The costs to redress the mis-selling of interest-rate hedging products will cost UK banks some earnings in the short term, and it also highlights the ongoing risks they face from their conduct, notes Fitch Ratings.
The rating agency says that the costs of redress should be manageable for the banks, but that they will nevertheless dent their net earnings prospects in the short- to medium-term. The redress exercise comes in the wake of a pilot review by the UK’s Financial Services Authority (FSA), which found that over 90% of interest-rate swaps sold by the four largest UK banks failed to meet regulatory requirements and that a significant proportion are likely to result in customer compensation.
As a result, the FSA announced the start of a full review by the largest four UK banks, Barclays, HSBC, Lloyds and RBS. Other banks, such as Allied Irish Bank (UK), Bank of Ireland, Clydesdale Bank, Co-Operative Bank and Santander UK, are finalizing their pilot findings ahead of a full review.

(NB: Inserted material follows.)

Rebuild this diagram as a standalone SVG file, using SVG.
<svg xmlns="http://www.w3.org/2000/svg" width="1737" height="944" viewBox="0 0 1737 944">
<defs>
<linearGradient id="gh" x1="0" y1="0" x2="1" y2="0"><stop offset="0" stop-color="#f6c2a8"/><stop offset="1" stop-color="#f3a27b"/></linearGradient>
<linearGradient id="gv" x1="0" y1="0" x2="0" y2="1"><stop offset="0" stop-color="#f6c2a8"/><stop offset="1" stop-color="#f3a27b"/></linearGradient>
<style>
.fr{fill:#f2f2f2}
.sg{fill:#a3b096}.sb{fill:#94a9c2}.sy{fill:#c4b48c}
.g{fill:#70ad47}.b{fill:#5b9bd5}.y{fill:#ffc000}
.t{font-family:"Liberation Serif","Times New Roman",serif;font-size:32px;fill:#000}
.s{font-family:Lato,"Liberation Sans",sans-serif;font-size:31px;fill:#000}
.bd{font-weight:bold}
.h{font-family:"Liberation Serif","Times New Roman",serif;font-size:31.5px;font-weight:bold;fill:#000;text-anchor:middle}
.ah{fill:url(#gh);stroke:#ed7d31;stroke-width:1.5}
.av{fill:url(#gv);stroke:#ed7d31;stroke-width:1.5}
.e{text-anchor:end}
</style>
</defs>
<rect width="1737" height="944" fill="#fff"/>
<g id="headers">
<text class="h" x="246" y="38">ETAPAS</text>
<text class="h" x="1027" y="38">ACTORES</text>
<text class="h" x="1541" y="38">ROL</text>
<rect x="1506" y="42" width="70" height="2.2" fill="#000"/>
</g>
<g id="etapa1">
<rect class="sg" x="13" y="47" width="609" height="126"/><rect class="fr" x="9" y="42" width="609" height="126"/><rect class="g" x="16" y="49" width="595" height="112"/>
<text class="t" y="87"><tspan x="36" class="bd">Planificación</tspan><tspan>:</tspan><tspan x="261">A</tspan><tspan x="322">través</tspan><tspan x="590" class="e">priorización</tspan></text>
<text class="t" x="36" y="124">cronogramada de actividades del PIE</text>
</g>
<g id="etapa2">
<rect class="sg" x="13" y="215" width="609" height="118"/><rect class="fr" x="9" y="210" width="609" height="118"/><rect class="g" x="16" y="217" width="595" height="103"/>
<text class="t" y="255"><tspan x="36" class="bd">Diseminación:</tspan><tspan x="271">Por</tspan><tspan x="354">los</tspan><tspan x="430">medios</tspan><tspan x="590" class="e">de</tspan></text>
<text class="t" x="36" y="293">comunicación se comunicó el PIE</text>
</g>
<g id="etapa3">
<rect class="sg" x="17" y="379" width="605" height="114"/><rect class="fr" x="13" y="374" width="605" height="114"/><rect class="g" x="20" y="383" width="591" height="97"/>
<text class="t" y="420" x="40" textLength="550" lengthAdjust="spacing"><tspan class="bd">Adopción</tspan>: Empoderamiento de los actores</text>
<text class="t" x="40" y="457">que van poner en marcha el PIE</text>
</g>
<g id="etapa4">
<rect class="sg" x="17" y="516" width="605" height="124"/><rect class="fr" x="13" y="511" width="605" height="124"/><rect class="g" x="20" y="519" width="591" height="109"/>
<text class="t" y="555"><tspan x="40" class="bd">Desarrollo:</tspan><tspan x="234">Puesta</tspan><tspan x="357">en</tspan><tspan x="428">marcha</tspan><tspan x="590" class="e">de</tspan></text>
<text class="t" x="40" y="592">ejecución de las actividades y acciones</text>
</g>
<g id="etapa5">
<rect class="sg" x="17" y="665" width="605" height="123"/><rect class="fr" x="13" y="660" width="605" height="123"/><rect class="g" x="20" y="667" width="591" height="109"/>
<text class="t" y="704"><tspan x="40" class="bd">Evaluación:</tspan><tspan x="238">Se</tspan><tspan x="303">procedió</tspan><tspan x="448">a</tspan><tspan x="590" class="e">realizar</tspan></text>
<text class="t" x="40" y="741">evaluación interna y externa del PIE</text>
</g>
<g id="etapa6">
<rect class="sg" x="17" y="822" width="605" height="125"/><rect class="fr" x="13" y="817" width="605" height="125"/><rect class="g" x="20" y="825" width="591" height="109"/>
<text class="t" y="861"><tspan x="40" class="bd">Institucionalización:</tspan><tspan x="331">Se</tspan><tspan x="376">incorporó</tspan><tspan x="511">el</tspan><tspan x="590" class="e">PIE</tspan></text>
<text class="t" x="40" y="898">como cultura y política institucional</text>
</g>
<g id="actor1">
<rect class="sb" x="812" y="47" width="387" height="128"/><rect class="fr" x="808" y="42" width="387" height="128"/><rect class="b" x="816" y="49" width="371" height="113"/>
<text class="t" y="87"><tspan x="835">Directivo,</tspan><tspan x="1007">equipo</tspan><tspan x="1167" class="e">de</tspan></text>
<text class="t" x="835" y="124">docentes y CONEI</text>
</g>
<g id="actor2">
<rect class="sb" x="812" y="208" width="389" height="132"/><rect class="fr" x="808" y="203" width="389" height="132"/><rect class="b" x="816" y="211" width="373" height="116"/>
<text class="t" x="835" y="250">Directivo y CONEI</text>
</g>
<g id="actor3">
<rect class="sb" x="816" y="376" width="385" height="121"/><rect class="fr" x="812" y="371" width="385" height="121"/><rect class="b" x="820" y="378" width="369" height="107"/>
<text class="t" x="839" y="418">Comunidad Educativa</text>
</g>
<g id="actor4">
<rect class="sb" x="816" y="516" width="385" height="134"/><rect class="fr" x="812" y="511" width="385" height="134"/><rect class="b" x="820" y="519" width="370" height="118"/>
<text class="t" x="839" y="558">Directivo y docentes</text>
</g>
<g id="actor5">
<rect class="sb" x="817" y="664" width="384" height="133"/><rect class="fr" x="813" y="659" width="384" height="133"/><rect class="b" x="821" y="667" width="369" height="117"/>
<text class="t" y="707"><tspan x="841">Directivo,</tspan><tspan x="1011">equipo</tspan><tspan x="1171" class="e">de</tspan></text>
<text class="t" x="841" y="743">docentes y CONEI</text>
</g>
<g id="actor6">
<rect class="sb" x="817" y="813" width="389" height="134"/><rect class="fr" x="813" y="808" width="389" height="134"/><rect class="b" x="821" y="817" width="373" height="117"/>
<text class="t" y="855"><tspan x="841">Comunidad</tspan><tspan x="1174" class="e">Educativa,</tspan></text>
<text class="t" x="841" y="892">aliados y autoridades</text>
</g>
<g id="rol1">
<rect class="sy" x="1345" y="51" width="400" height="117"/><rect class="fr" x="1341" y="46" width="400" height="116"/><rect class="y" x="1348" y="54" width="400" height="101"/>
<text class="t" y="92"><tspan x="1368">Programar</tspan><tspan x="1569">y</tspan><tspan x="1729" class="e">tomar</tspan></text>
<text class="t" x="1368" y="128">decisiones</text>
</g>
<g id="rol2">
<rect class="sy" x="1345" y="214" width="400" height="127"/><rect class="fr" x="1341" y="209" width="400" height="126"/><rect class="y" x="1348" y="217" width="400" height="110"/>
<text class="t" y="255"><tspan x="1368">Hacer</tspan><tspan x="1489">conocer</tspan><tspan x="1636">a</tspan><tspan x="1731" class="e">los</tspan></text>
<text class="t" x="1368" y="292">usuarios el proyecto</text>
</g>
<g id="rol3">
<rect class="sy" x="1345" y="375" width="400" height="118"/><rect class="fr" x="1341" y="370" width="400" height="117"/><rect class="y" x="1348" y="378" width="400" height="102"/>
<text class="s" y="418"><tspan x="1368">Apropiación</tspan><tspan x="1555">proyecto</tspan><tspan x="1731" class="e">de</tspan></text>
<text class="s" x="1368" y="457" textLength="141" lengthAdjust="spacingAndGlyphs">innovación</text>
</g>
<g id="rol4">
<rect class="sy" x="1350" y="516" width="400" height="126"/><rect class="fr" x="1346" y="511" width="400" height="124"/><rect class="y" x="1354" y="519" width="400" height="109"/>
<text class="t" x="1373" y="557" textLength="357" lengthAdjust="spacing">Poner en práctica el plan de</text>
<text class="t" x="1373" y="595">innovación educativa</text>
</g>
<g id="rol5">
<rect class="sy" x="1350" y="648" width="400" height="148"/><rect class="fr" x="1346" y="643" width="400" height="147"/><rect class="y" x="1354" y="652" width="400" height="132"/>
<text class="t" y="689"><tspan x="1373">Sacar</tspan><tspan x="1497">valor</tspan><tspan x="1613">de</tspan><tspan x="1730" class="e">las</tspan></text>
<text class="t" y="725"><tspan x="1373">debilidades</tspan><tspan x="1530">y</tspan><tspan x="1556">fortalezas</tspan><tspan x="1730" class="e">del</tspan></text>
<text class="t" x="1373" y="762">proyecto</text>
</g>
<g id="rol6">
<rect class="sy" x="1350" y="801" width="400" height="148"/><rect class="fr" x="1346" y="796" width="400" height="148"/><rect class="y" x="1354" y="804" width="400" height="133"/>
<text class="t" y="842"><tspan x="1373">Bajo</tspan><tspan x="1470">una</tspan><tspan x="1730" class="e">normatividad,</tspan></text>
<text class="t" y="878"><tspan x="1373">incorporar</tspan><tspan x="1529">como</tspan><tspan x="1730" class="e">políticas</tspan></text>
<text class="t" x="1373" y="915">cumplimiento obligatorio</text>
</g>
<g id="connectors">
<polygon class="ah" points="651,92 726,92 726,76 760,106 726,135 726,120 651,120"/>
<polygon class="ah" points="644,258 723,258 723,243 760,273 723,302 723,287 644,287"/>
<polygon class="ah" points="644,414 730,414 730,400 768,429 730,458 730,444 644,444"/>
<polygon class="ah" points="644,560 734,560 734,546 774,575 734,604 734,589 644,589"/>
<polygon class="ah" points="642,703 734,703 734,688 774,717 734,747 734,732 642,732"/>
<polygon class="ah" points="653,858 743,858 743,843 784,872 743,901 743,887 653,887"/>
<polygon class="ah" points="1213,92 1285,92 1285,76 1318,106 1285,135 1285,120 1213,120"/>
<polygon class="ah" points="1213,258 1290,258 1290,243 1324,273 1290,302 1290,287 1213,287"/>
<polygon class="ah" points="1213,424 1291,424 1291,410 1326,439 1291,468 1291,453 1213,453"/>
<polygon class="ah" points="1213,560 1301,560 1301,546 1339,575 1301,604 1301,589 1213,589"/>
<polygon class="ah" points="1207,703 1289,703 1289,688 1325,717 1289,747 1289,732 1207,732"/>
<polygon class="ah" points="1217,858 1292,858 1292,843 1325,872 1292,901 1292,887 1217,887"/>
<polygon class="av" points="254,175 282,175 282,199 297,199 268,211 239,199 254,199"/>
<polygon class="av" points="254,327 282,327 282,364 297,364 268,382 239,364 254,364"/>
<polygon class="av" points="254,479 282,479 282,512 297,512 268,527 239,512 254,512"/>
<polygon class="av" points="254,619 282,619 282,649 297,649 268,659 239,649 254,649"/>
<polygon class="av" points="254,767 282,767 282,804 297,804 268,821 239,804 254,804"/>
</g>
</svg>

“It is difficult to quantify the redress costs for the whole industry but they are unlikely to be as large as other misconduct costs, such as the payment protection insurance compensation and LIBOR fines,” it says.

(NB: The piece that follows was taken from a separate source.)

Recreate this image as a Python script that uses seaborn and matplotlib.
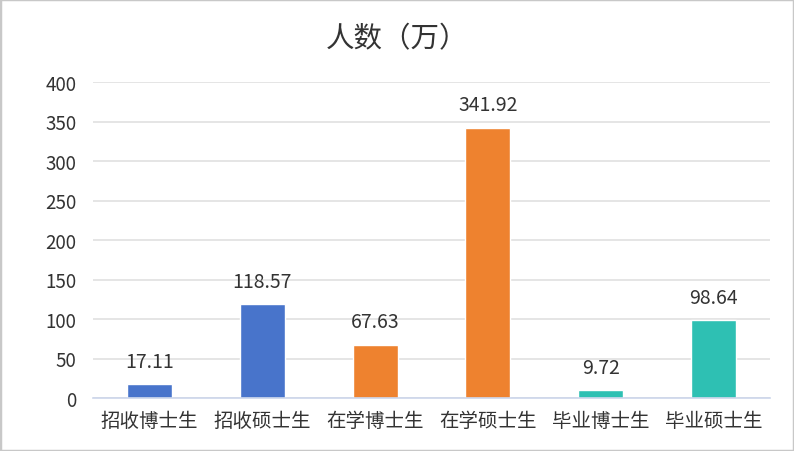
import matplotlib
matplotlib.use("Agg")
import matplotlib.pyplot as plt
import seaborn as sns
import pandas as pd
import numpy as np
from matplotlib.patches import Rectangle

categories = ["招收博士生", "招收硕士生", "在学博士生", "在学硕士生", "毕业博士生", "毕业硕士生"]
values = [17.11, 118.57, 67.63, 341.92, 9.72, 98.64]
groups = ["招收", "招收", "在学", "在学", "毕业", "毕业"]
palette = {"招收": "#4874CB", "在学": "#EE822F", "毕业": "#2EC0B3"}
yticks = [0, 50, 100, 150, 200, 250, 300, 350, 400]
title = "人数（万）"

sns.set_theme(style="white")
plt.rcParams['font.family'] = ['Noto Sans CJK SC', 'DejaVu Sans']

df = pd.DataFrame({"cat": categories, "val": values, "grp": groups})

fig = plt.figure(figsize=(7.94, 4.52), dpi=100)
ax = fig.add_axes([93/794, 1-399/452, (770-93)/794, (399-83)/452])
sns.barplot(data=df, x="cat", y="val", hue="grp", palette=palette, dodge=False,
            width=0.4, legend=False, ax=ax, saturation=1)

ax.set_ylim(0, 400)
ax.set_xlim(-0.5, 5.5)
ax.set_yticks(yticks)
ax.set_yticklabels([str(t) for t in yticks], fontsize=13.5, color="#333333")
ax.tick_params(axis="y", length=0, pad=12)
ax.grid(axis="y", color="#e0e0e0", linewidth=1.2)
ax.set_axisbelow(True)
ax.set_xlabel("")
ax.set_ylabel("")
for s in ["top", "right", "left"]:
    ax.spines[s].set_visible(False)
ax.spines["bottom"].set_color("#ccd6eb")
ax.spines["bottom"].set_linewidth(1.2)

ax.set_xticks(np.arange(len(categories)))
ax.set_xticklabels(categories, fontsize=14, color="#333333")
ax.tick_params(axis="x", length=0, pad=9)
ax.set_xticks(np.arange(-0.5, len(categories), 1.0), minor=True)
ax.tick_params(axis="x", which="minor", length=6, color="#ccd6eb", width=1.2)

for i, v in enumerate(values):
    ax.annotate(f"{v:.2f}", (i, v), xytext=(0, 9), textcoords="offset points",
                ha="center", va="bottom", fontsize=14, color="#333333")

fig.text(0.5, 1-39/452, title, ha="center", va="center", fontsize=20.5, color="#333333")
fig.patches.append(Rectangle((0, 0), 1, 1, transform=fig.transFigure, fill=False,
                             edgecolor="#c8c8c8", linewidth=2.5))
fig.savefig("out.png", dpi=100)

Fitch says the large UK banks started provisioning for mis-selling costs in 2012, making around £700 million ($1.1 billion) of provisions. It expects these provisions to rise, but it notes there are far fewer potential cases than there are in the mis-selling of payment protection insurance (PPI), so the amounts involved should not be as large. Provisions to redress PPI totaled over £12 billion ($18.9 billion) for the industry so far, and could rise further as claims continue to be submitted to the banks, Fitch says.

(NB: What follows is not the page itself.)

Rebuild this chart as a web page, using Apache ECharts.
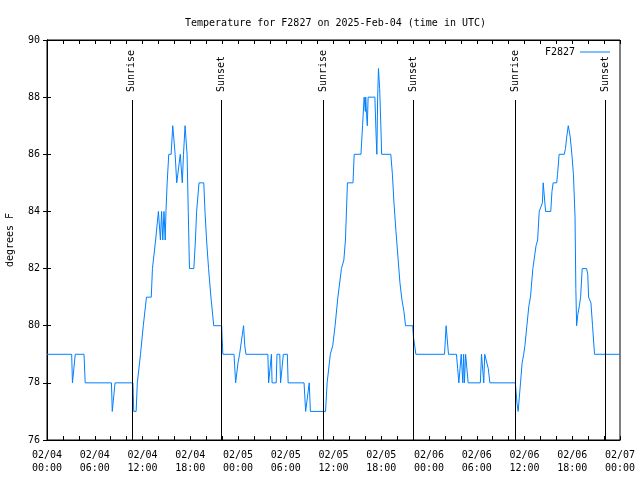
<!DOCTYPE html>
<html>
<head>
<meta charset="utf-8">
<script src="https://cdn.jsdelivr.net/npm/echarts@6/dist/echarts.min.js"></script>
<style>html,body{margin:0;padding:0;background:#fff;}#c{width:640px;height:480px;}</style>
</head>
<body>
<div id="c"></div>
<script>
// hours since 2025-02-04 00:00 UTC
var hours = [0,3.1,3.2,3.45,3.55,4.65,4.8,8.1,8.2,8.4,8.55,10.8,10.9,11.2,11.35,11.5,11.75,11.95,12.1,12.3,12.5,13.1,13.25,13.45,13.65,13.9,14.0,14.1,14.25,14.4,14.55,14.7,14.85,14.95,15.1,15.3,15.6,15.8,15.9,16.1,16.3,16.55,16.75,16.85,17.0,17.15,17.35,17.45,17.6,17.75,17.9,18.45,18.65,18.8,18.95,19.1,19.7,19.85,20.05,20.3,20.6,20.95,21.95,22.0,22.1,23.5,23.7,23.8,24.0,24.2,24.55,24.7,24.85,25.0,27.75,27.85,28.1,28.2,28.28,28.8,28.9,29.25,29.35,29.6,29.7,30.2,30.3,32.3,32.5,32.7,32.95,33.0,33.1,35.0,35.2,35.6,35.9,36.2,36.55,37.0,37.3,37.5,37.75,38.45,38.6,39.45,39.65,39.85,40.0,40.05,40.15,40.25,40.35,41.2,41.35,41.45,41.55,41.65,41.8,41.95,42.05,43.2,43.4,43.6,43.85,44.1,44.35,44.6,44.85,45.05,45.95,46.05,46.2,46.35,49.95,50.15,50.25,50.45,51.45,51.6,51.75,51.95,52.05,52.15,52.25,52.35,52.45,52.6,52.8,52.92,54.45,54.6,54.75,54.88,55.0,55.25,55.45,55.65,58.85,59.05,59.2,59.3,59.5,59.7,59.9,60.05,60.3,60.55,60.75,61.05,61.45,61.65,61.85,62.1,62.25,62.35,62.55,62.65,63.3,63.45,63.6,64.05,64.15,64.35,65.0,65.15,65.3,65.5,65.6,65.75,65.95,66.15,66.35,66.45,66.55,66.7,66.9,67.05,67.25,67.8,67.95,68.05,68.25,68.35,68.55,68.8,72];
var tempsF = [79,79,78,78,79,79,78,78,77,77,78,78,77,77,78,78,79,79,80,80,81,81,82,82,83,83,84,84,83,84,83,84,83,84,85,86,86,87,87,86,85,85,86,86,85,86,87,87,86,84,82,82,83,84,84,85,85,84,83,82,81,80,80,79.6,79,79,78,78,78.7,79,79.7,80,79.3,79,79,78,78,79,78,78,79,79,78,78,79,79,78,78,77,77,78,78,77,77,78,79,79.3,80,81,82,82.3,83,85,85,86,86,87,88,87.5,88,87.4,87,88,88,86.7,86,88,89,88.3,87,86,86,85.3,84.3,83.3,82.4,81.5,80.9,80.5,80,80,79.6,79.3,79,79,80,80,79,79,78.5,78,78,79,79,78,79,78,79,79,78,78,79,79,78,79,79,78.5,78,78,77.3,77,77,78,78.7,79,79.3,80,80.7,81,82,82.8,83,84,84,84.3,85,85,84,84,84.7,85,85,85.3,86,86,86.2,86.6,87,87,86.6,86,85.3,83.8,81.3,80,80.4,80.7,81,82,82,81.8,81,81,80.8,80,79,79];
var sunrise = [10.65, 34.74, 58.87];
var sunset = [21.93, 46.06, 70.18];
var tickLabels = ['02/04\n00:00','02/04\n06:00','02/04\n12:00','02/04\n18:00','02/05\n00:00','02/05\n06:00','02/05\n12:00','02/05\n18:00','02/06\n00:00','02/06\n06:00','02/06\n12:00','02/06\n18:00','02/07\n00:00'];
var yTicks = [76, 90, 2];
var seriesName = 'F2827';

var FONT = 'DejaVu Sans Mono';
var lineTop = 87.9;
var data = hours.map(function (h, i) { return [h, tempsF[i]]; });

var marks = [];
function addMark(t, name) {
  marks.push([{coord: [t, yTicks[0]], lineStyle: {color: '#000', width: 1, type: 'solid'}, label: {show: false}},
              {coord: [t, lineTop]}]);
  marks.push([{coord: [t, lineTop], lineStyle: {color: 'rgba(0,0,0,0)', width: 1},
               label: {show: true, formatter: name, position: 'insideStartTop', distance: [8, 0],
                       verticalAlign: 'middle', color: '#000', fontFamily: FONT, fontSize: 10}},
              {coord: [t, yTicks[1]]}]);
}
sunrise.forEach(function (t) { addMark(t, 'Sunrise'); });
sunset.forEach(function (t) { addMark(t, 'Sunset'); });

var chart = echarts.init(document.getElementById('c'), null, {renderer: 'canvas'});
var tickCommon = {show: true, inside: true, length: 4, lineStyle: {color: '#000', width: 1}};
chart.setOption({
  animation: false,
  backgroundColor: '#fff',
  textStyle: {fontFamily: FONT},
  title: {
    text: 'Temperature for F2827 on 2025-Feb-04 (time in UTC)',
    left: 180, top: 13,
    textStyle: {fontFamily: FONT, fontSize: 10, fontWeight: 'normal', color: '#000'}
  },
  legend: {
    right: 30, top: 47, padding: 0, align: 'right',
    icon: 'rect', itemWidth: 30, itemHeight: 1,
    textStyle: {fontFamily: FONT, fontSize: 10, color: '#000'},
    data: [seriesName]
  },
  grid: {left: 47, right: 20, top: 40, bottom: 40, show: true, borderColor: '#000', borderWidth: 1,
         containLabel: false, outerBoundsMode: 'none'},
  xAxis: [{
    type: 'value', min: 0, max: 72, interval: 2,
    axisLine: {show: true, lineStyle: {color: '#000'}},
    axisTick: tickCommon,
    splitLine: {show: false},
    axisLabel: {
      show: true, margin: 9, color: '#000', fontFamily: FONT, fontSize: 10, lineHeight: 13,
      showMinLabel: true, showMaxLabel: true,
      formatter: function (v) { return (v % 6 === 0) ? tickLabels[v / 6] : ''; }
    }
  }, {
    type: 'value', min: 0, max: 72, interval: 2, position: 'top',
    axisLine: {show: true, lineStyle: {color: '#000'}},
    axisTick: tickCommon, axisLabel: {show: false}, splitLine: {show: false}
  }],
  yAxis: [{
    type: 'value', min: yTicks[0], max: yTicks[1], interval: yTicks[2],
    name: 'degrees F', nameLocation: 'middle', nameGap: 32, nameRotate: 90,
    nameTextStyle: {fontFamily: FONT, fontSize: 10, color: '#000'},
    axisLine: {show: true, lineStyle: {color: '#000'}},
    axisTick: tickCommon,
    splitLine: {show: false},
    axisLabel: {margin: 7, color: '#000', fontFamily: FONT, fontSize: 10}
  }, {
    type: 'value', min: yTicks[0], max: yTicks[1], interval: yTicks[2], position: 'right',
    axisLine: {show: true, lineStyle: {color: '#000'}},
    axisTick: tickCommon, axisLabel: {show: false}, splitLine: {show: false}
  }],
  series: [{
    name: seriesName, type: 'line', data: data,
    showSymbol: false, symbol: 'none',
    lineStyle: {color: '#0080ff', width: 1},
    itemStyle: {color: '#0080ff'},
    markLine: {silent: true, symbol: ['none', 'none'], animation: false, data: marks}
  }]
});
</script>
</body>
</html>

Moreover, it also says that it expects conduct risks to remain high for the banks. “Increased scrutiny of banking conduct and standards by customers, politicians and regulators means that the creation of new high-risk products, including benchmarks, will be substantially reduced,” it says. “We expect banks to strengthen systems, controls and governance to minimize conduct risks. But it would be unrealistic to assume that the worst is over for the industry from the previous generation of complex products. We believe conduct risk may emerge from a number of sources that have yet to be identified.”